Accordingly, tire attorneys who handle these cases in Miami and throughout Florida are confronted with a litany of defenses, including the usual suspects:
• Some other roadway hazard or event caused the tire tread separation;
• The driver did not properly inflate the tires over a period of time and this contributed to the tread separation event; and • The driver did not respond properly and contributed to the vehicle losing control.
Unlike other types of cases, such as a rear-end automobile accident case, tire defect cases are almost always challenged by a laundry list of defenses, including those cited above.

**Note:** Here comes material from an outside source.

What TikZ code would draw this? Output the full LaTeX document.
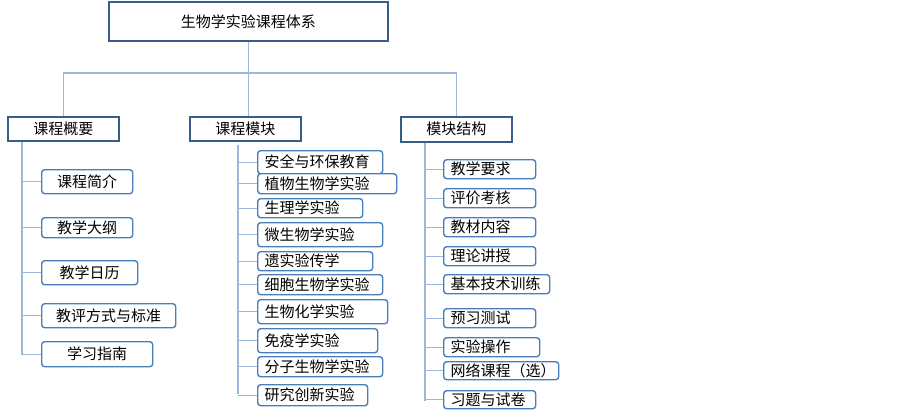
\documentclass[tikz,border=0pt]{standalone}
\usepackage{fontspec}
\newfontfamily\cjk{Noto Sans CJK SC}
\definecolor{lineblue}{HTML}{9BB7D9}
\definecolor{darkblue}{HTML}{385D8A}
\definecolor{midblue}{HTML}{4A7EBB}
\begin{document}
\begin{tikzpicture}[x=1pt,y=-1pt,
  conn/.style={draw=lineblue, line width=1.2pt},
  topbox/.style={draw=darkblue, line width=1.6pt, fill=white, anchor=north west, inner sep=0pt, font=\cjk\fontsize{15}{17}\selectfont},
  kid/.style={draw=midblue, line width=1.4pt, rounded corners=3pt, fill=white, anchor=north west, inner sep=0pt, font=\cjk\fontsize{15}{17}\selectfont},
  lft/.style={text width=#1, align=left, inner xsep=7pt}]
\useasboundingbox (0,0) rectangle (903,412);
% level 1 and 2
\node[topbox, minimum width=279pt, minimum height=39pt] (top) at (108,1) {生物学实验课程体系};
\node[topbox, minimum width=111pt, minimum height=24pt] (m1) at (7,116) {课程概要};
\node[topbox, minimum width=111pt, minimum height=24pt] (m2) at (189,116) {课程模块};
\node[topbox, minimum width=111pt, minimum height=25pt] (m3) at (400,116) {模块结构};
\coordinate (hub) at (247.5,73);
\draw[conn] (top.south) -- (top.south |- m2.north);
\draw[conn] (m1.north) |- (hub) -| (m3.north);
% left column
\node[kid, minimum width=91pt, minimum height=24pt] (a1) at (41,169) {课程简介};
\node[kid, minimum width=91pt, minimum height=20pt] (a2) at (41,217) {教学大纲};
\node[kid, minimum width=96pt, minimum height=24pt] (a3) at (41,260) {教学日历};
\node[kid, minimum width=134pt, minimum height=24pt] (a4) at (41,303) {教评方式与标准};
\node[kid, minimum width=111pt, minimum height=25pt] (a5) at (41,341) {学习指南};
\coordinate (lb) at (22,355);
\draw[conn] (m1.south -| lb) -- (lb);
\foreach \n in {a1,a2,a3,a4,a5} \draw[conn] (\n.west) -- (\n.west -| lb);
% middle column
\node[kid, lft=111pt, minimum width=125pt, minimum height=23pt] (b1) at (257,150) {安全与环保教育};
\node[kid, lft=125pt, minimum width=139pt, minimum height=20pt] (b2) at (257,173) {植物生物学实验};
\node[kid, lft=91pt, minimum width=105pt, minimum height=19pt] (b3) at (257,198) {生理学实验};
\node[kid, lft=111pt, minimum width=125pt, minimum height=24pt] (b4) at (257,222) {微生物学实验};
\node[kid, lft=101pt, minimum width=115pt, minimum height=19pt] (b5) at (257,251) {遗实验传学};
\node[kid, lft=111pt, minimum width=125pt, minimum height=20pt] (b6) at (257,274) {细胞生物学实验};
\node[kid, lft=116pt, minimum width=130pt, minimum height=24pt] (b7) at (257,299) {生物化学实验};
\node[kid, lft=106pt, minimum width=120pt, minimum height=24pt] (b8) at (257,328) {免疫学实验};
\node[kid, lft=111pt, minimum width=125pt, minimum height=20pt] (b9) at (257,356) {分子生物学实验};
\node[kid, lft=96pt, minimum width=110pt, minimum height=21pt] (b10) at (257,384) {研究创新实验};
\coordinate (mt) at (238,145);
\coordinate (mb) at (238,394);
\draw[conn] (mt) -- (mb);
\foreach \n in {b1,b2,b3,b4,b5,b6,b7,b8,b9,b10} \draw[conn] (\n.west) -- (\n.west -| mb);
% right column
\node[kid, lft=78pt, minimum width=92pt, minimum height=19pt] (c1) at (443,159) {教学要求};
\node[kid, lft=78pt, minimum width=92pt, minimum height=19pt] (c2) at (443,188) {评价考核};
\node[kid, lft=78pt, minimum width=92pt, minimum height=19pt] (c3) at (443,217) {教材内容};
\node[kid, lft=78pt, minimum width=92pt, minimum height=19pt] (c4) at (443,246) {理论讲授};
\node[kid, lft=92pt, minimum width=106pt, minimum height=19pt] (c5) at (443,274) {基本技术训练};
\node[kid, lft=78pt, minimum width=92pt, minimum height=19pt] (c6) at (443,308) {预习测试};
\node[kid, lft=82pt, minimum width=96pt, minimum height=19pt] (c7) at (443,337) {实验操作};
\node[kid, lft=101pt, minimum width=115pt, minimum height=18pt] (c8) at (443,361) {网络课程（选）};
\node[kid, lft=78pt, minimum width=92pt, minimum height=18pt] (c9) at (443,390) {习题与试卷};
\coordinate (rb) at (425,401);
\draw[conn] (m3.south -| rb) -- (rb);
\foreach \n in {c1,c2,c3,c4,c5,c6,c7,c8,c9} \draw[conn] (\n.west) -- (\n.west -| rb);
\end{tikzpicture}
\end{document}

Despite the fact that we have tried and settled over 100 tire defect cases, we have never had the experience of a tire manufacturer admitting, in one of our cases, that they made a defective tire.
If a victim drove out of a car dealership’s lot with a brand new vehicle and brand new tires, and a tire disintegrated and it was all captured on video, perhaps that would engender an admission of liability, but it would not surprise us, if even under those circumstances, a tire manufacturer came up with some creative theory to contest liability.